## [Work to complete]
From the listing below, return each line that includes "chart".

■ ■ ■ ■ ■

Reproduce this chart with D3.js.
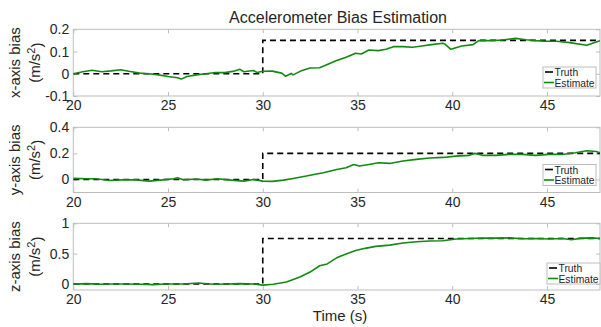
<!DOCTYPE html>
<html>
<head>
<meta charset="utf-8">
<script src="https://cdn.jsdelivr.net/npm/d3@7"></script>
<style>
  body { margin: 0; background: #fff; }
  text { font-family: "Liberation Sans", Arial, sans-serif; fill: #262626; }
</style>
</head>
<body>
<svg id="chart" width="601" height="327"></svg>
<script>
// values
const timeRange = [20, 47.8];
const stepTime = 30;
const truthLevels = [0.15, 0.2, 0.75];
const axisNames = ["x-axis bias", "y-axis bias", "z-axis bias"];
const xTicks = [20, 25, 30, 35, 40, 45];
const yTicksX = [-0.1, 0, 0.1, 0.2];
const yTicksY = [0, 0.2, 0.4];
const yTicksZ = [0, 0.5, 1];
const yDomains = [[-0.1, 0.2], [-0.1, 0.4], [-0.1, 1]];

// estimate, [time, bias]
const estX = [[20,0],[20.5,0.009],[21,0.016],[21.5,0.009],[22,0.013],[22.5,0.018],[23,0.01],[23.5,0.003],
  [24,0],[24.5,-0.005],[25,-0.012],[25.5,-0.018],[25.7,-0.024],[26,-0.012],[26.5,-0.005],[27,0],
  [27.5,0.006],[28,0.005],[28.5,0.012],[28.8,0.02],[29,0.009],[29.5,0.015],[29.7,0.006],[30,0.011],
  [30.5,0.012],[31,0.003],[31.2,-0.011],[31.5,0.0015],[31.6,-0.005],[32,0.012],[32.5,0.026],[33,0.027],
  [33.5,0.045],[33.9,0.06],[34.4,0.074],[34.9,0.092],[35.2,0.089],[35.6,0.107],[36.1,0.104],[36.5,0.11],
  [36.9,0.122],[37.4,0.122],[37.9,0.119],[38.4,0.125],[38.9,0.131],[39.5,0.137],[39.6,0.134],[39.93,0.11],
  [40.5,0.125],[41.1,0.131],[41.4,0.149],[41.95,0.149],[42.65,0.152],[43.35,0.159],[43.9,0.153],[44.4,0.149],
  [44.95,0.146],[45.5,0.146],[46.2,0.14],[47.1,0.128],[47.6,0.143],[47.8,0.149]];
const estY = [[20,0.008],[20.7,0.005],[21.2,0.005],[21.9,-0.008],[22.6,-0.003],[23.3,-0.003],[24,-0.013],
  [24.6,-0.005],[25.3,0.005],[25.5,0.013],[25.8,-0.003],[26.5,0.003],[27,-0.005],[27.6,0.005],[28.3,-0.005],
  [29,-0.013],[29.5,0],[30,-0.013],[30.5,-0.015],[31.1,-0.005],[31.6,0.008],[32.3,0.026],[32.7,0.038],
  [33.2,0.051],[33.9,0.077],[34.4,0.09],[34.8,0.115],[35.1,0.103],[35.6,0.115],[36.1,0.128],[36.7,0.123],
  [37.4,0.141],[38.1,0.154],[38.8,0.164],[39.5,0.169],[40.2,0.179],[40.9,0.185],[41.2,0.2],[41.6,0.185],
  [42.3,0.185],[43,0.192],[43.7,0.192],[44.4,0.185],[45.1,0.192],[45.8,0.192],[46.5,0.205],[47.1,0.22],
  [47.6,0.215],[47.8,0.205]];
const estZ = [[20,0],[20.7,0.005],[21.4,-0.005],[22.1,0],[22.8,0],[23.5,-0.005],[24.2,-0.011],[24.9,0],
  [25.8,0],[26.6,0.016],[27.4,-0.005],[28.1,0],[28.8,0.005],[29.5,0],[30,-0.02],[30.55,-0.005],
  [31.25,0.033],[31.96,0.114],[32.5,0.196],[33,0.3],[33.4,0.33],[33.9,0.43],[34.4,0.495],[34.9,0.55],
  [35.4,0.587],[35.96,0.62],[36.7,0.64],[37.4,0.674],[38.1,0.696],[38.8,0.707],[39.5,0.712],[40.2,0.74],
  [40.9,0.75],[41.6,0.755],[42.3,0.755],[43,0.76],[43.7,0.745],[44.4,0.75],[45.1,0.74],[45.8,0.75],
  [46.3,0.73],[46.8,0.755],[47.4,0.76],[47.8,0.75]];

const estimates = [estX, estY, estZ];
const yTicks = [yTicksX, yTicksY, yTicksZ];

// layout
const left = 73.3, right = 600;
const panels = [
  { top: 29.3, bottom: 96, legend: [543, 67] },
  { top: 127.3, bottom: 192.5, legend: [543, 164.5] },
  { top: 223.3, bottom: 290, legend: [547, 263] }
];
const boxColor = "#bdbdbd";
const green = "#128a12";

const svg = d3.select("#chart");
const x = d3.scaleLinear().domain(timeRange).range([left, right]);

svg.append("text")
  .attr("x", 338).attr("y", 22.5)
  .attr("text-anchor", "middle")
  .style("font-size", "16px")
  .text("Accelerometer Bias Estimation");

panels.forEach((p, i) => {
  const y = d3.scaleLinear().domain(yDomains[i]).range([p.bottom, p.top]);
  const g = svg.append("g");

  g.append("clipPath").attr("id", "clip" + i)
    .append("rect")
    .attr("x", left).attr("y", p.top)
    .attr("width", right - left).attr("height", p.bottom - p.top);

  // ticks on all four sides, pointing inward
  const fmt = d => String(d);
  const bottomAxis = g.append("g")
    .attr("transform", "translate(0," + p.bottom + ")")
    .call(d3.axisBottom(x).tickValues(xTicks).tickSizeInner(-4).tickSizeOuter(0).tickPadding(4.5).tickFormat(fmt));
  const topAxis = g.append("g")
    .attr("transform", "translate(0," + p.top + ")")
    .call(d3.axisTop(x).tickValues(xTicks).tickSizeInner(-4).tickSizeOuter(0).tickFormat(""));
  const leftAxis = g.append("g")
    .attr("transform", "translate(" + left + ",0)")
    .call(d3.axisLeft(y).tickValues(yTicks[i]).tickSizeInner(-4).tickSizeOuter(0).tickPadding(4).tickFormat(fmt));
  const rightAxis = g.append("g")
    .attr("transform", "translate(" + right + ",0)")
    .call(d3.axisRight(y).tickValues(yTicks[i]).tickSizeInner(-4).tickSizeOuter(0).tickFormat(""));

  [bottomAxis, topAxis, leftAxis, rightAxis].forEach(a => {
    a.select(".domain").remove();
    a.selectAll(".tick line").attr("stroke", boxColor);
    a.selectAll("text").style("font-size", "14px").attr("fill", "#262626");
  });

  g.append("rect")
    .attr("x", left).attr("y", p.top)
    .attr("width", right - left).attr("height", p.bottom - p.top)
    .attr("fill", "none").attr("stroke", boxColor).attr("stroke-width", 1);

  const line = d3.line().x(d => x(d[0])).y(d => y(d[1]));
  const truth = [[timeRange[0], 0], [stepTime, 0], [stepTime, truthLevels[i]], [timeRange[1], truthLevels[i]]];

  const plot = g.append("g").attr("clip-path", "url(#clip" + i + ")");
  plot.append("path")
    .attr("d", line(truth))
    .attr("fill", "none").attr("stroke", "#000")
    .attr("stroke-width", 1.6).attr("stroke-dasharray", "6,4");
  plot.append("path")
    .attr("d", line(estimates[i]))
    .attr("fill", "none").attr("stroke", green)
    .attr("stroke-width", 1.6).attr("stroke-linejoin", "round");

  // y labels
  const cy = (p.top + p.bottom) / 2;
  g.append("text")
    .attr("transform", "translate(20," + cy + ") rotate(-90)")
    .attr("text-anchor", "middle").style("font-size", "15px")
    .text(axisNames[i]);
  const unit = g.append("text")
    .attr("transform", "translate(40," + cy + ") rotate(-90)")
    .attr("text-anchor", "middle").style("font-size", "15px");
  unit.append("tspan").text("(m/s");
  unit.append("tspan").attr("dy", "-0.45em").style("font-size", "11px").text("2");
  unit.append("tspan").attr("dy", "0.45em").text(")");

  // legend
  const [lx, ly] = p.legend;
  const lg = g.append("g").attr("transform", "translate(" + lx + "," + ly + ")");
  lg.append("rect").attr("width", 53).attr("height", 21)
    .attr("fill", "#fff").attr("stroke", boxColor);
  lg.append("line").attr("x1", 2).attr("x2", 10).attr("y1", 5).attr("y2", 5)
    .attr("stroke", "#000").attr("stroke-width", 1.6);
  lg.append("text").attr("x", 11.5).attr("y", 9).style("font-size", "10.3px").text("Truth");
  lg.append("line").attr("x1", 1).attr("x2", 11).attr("y1", 15.5).attr("y2", 15.5)
    .attr("stroke", green).attr("stroke-width", 1.6);
  lg.append("text").attr("x", 11.5).attr("y", 19.5).style("font-size", "10.3px").text("Estimate");
});

svg.append("text")
  .attr("x", 340).attr("y", 321)
  .attr("text-anchor", "middle")
  .style("font-size", "15px")
  .text("Time (s)");
</script>
</body>
</html>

■ ■ ■ ■ ■

## [Response for this exercise]
Reproduce this chart with D3.js.
<svg id="chart" width="601" height="327"></svg>
const svg = d3.select("#chart");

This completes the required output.